In this study, blood metabolites were within the values reported for healthy animals (Etim et al., 2013). Replacing concentrates with M. oleifera leaves silage increased blood albumin and the albumin:globulin ratio, indicating an improved nutritional and health status of the animals. The increased albumin levels may indicate higher nitrogen retention (Wankhede et al., 2022). The substitution of concentrate with M. oleifera leaves silage also increased antioxidant capacity, likely due to the presence of isothiocyanates found in both M. oleifera (Cohen-Zinder et al., 2017) and C. vulgaris (Kovač et al., 2013). Consistent with our results, other studies (Cohen-Zinder et al., 2017) have reported that feeding M. oleifera leaves silage can increase antioxidant concentrations due to the isothiocyanates and the accretion of amino acids and peptides from M. oleifera leaves.

The treatments led to decreased urea-N levels, reflecting reduced protein degradation in the rumen. These results may indicate a stable energy-protein ratio from dietary treatments and reduced degradation of protein in the rumen, as well as improved synthesis of essential amino acids (Wankhede et al., 2022). The decreased urea-N levels also suggest minimal protein catabolism and normal kidney function, which are important for growing animals.

The concentrations of ALT and AST were similar across treatments, indicating unaltered liver function. Additionally, triglycerides, HDL, and LDL were comparable among the treatments.

The treatments also lowered concentrations of non-esterified fatty acids (NEFA) and β-hydroxybutyric acid (BHBA), suggesting improvements in fat mobilization and net energy balance (Van Hoeck et al., 2015). Kekana et al. (2022) noted a decrease in NEFA content with M. oleifera supplementation. Both NEFA and BHBA serve as indicators of energy status and oxidative status, as they alter the expression of genes related to oxidative stress (Van Hoeck et al., 2015). Lower levels of BHBA and NEFA reflect decreased lipid peroxidation and a reduced risk of oxidative stress (Kekana et al., 2022).
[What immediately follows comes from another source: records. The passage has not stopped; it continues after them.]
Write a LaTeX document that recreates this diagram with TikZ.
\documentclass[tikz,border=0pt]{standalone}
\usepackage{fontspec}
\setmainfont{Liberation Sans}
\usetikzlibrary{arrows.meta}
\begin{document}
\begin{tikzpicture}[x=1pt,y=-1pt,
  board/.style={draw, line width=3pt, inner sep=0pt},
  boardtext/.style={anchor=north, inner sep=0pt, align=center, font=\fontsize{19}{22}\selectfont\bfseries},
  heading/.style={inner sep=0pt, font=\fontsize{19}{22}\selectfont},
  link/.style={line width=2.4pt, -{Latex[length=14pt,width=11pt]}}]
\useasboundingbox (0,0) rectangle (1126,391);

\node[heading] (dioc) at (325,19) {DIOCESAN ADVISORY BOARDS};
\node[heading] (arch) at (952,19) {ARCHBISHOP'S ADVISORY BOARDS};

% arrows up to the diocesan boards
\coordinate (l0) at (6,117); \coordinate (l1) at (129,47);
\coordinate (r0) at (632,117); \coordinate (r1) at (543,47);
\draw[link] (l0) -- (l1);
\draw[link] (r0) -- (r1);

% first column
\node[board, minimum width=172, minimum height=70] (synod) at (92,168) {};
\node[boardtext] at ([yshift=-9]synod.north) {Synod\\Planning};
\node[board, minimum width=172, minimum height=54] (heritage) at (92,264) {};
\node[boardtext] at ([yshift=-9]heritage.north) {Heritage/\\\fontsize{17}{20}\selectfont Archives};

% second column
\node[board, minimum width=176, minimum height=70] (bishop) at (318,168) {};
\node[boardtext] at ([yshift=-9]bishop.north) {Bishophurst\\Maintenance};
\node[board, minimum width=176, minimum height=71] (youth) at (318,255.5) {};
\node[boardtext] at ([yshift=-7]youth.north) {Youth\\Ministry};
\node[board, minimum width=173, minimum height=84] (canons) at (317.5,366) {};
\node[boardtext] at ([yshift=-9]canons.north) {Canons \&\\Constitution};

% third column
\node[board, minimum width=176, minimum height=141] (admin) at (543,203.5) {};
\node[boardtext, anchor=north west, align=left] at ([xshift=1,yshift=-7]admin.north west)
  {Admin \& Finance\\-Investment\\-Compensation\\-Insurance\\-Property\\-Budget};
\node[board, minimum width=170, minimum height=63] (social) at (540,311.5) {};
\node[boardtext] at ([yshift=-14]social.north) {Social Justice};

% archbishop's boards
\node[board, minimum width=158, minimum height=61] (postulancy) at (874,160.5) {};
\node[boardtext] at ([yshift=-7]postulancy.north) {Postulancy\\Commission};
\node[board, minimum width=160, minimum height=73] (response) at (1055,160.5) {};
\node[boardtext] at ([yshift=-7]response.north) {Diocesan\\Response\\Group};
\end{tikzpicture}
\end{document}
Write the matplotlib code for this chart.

Replacing dietary concentrates with a blend of M. oleifera and C. vulgaris enhanced nutrient digestion, ruminal fermentation patterns, and growth performance in Damascus male kids. No differences were observed between low and high inclusion levels; therefore, both levels are recommended depending on the availability of both ingredients. Future research efforts should consider analyzing the effects of feeding mixtures of M. oleifera and C. vulgaris on meat and dairy products from small ruminants. Investigating the rumen microbiome could provide additional insights into how M. oleifera and C. vulgaris trigger changes in nutrient digestion, ruminal fermentation patterns, and growth performance in kids.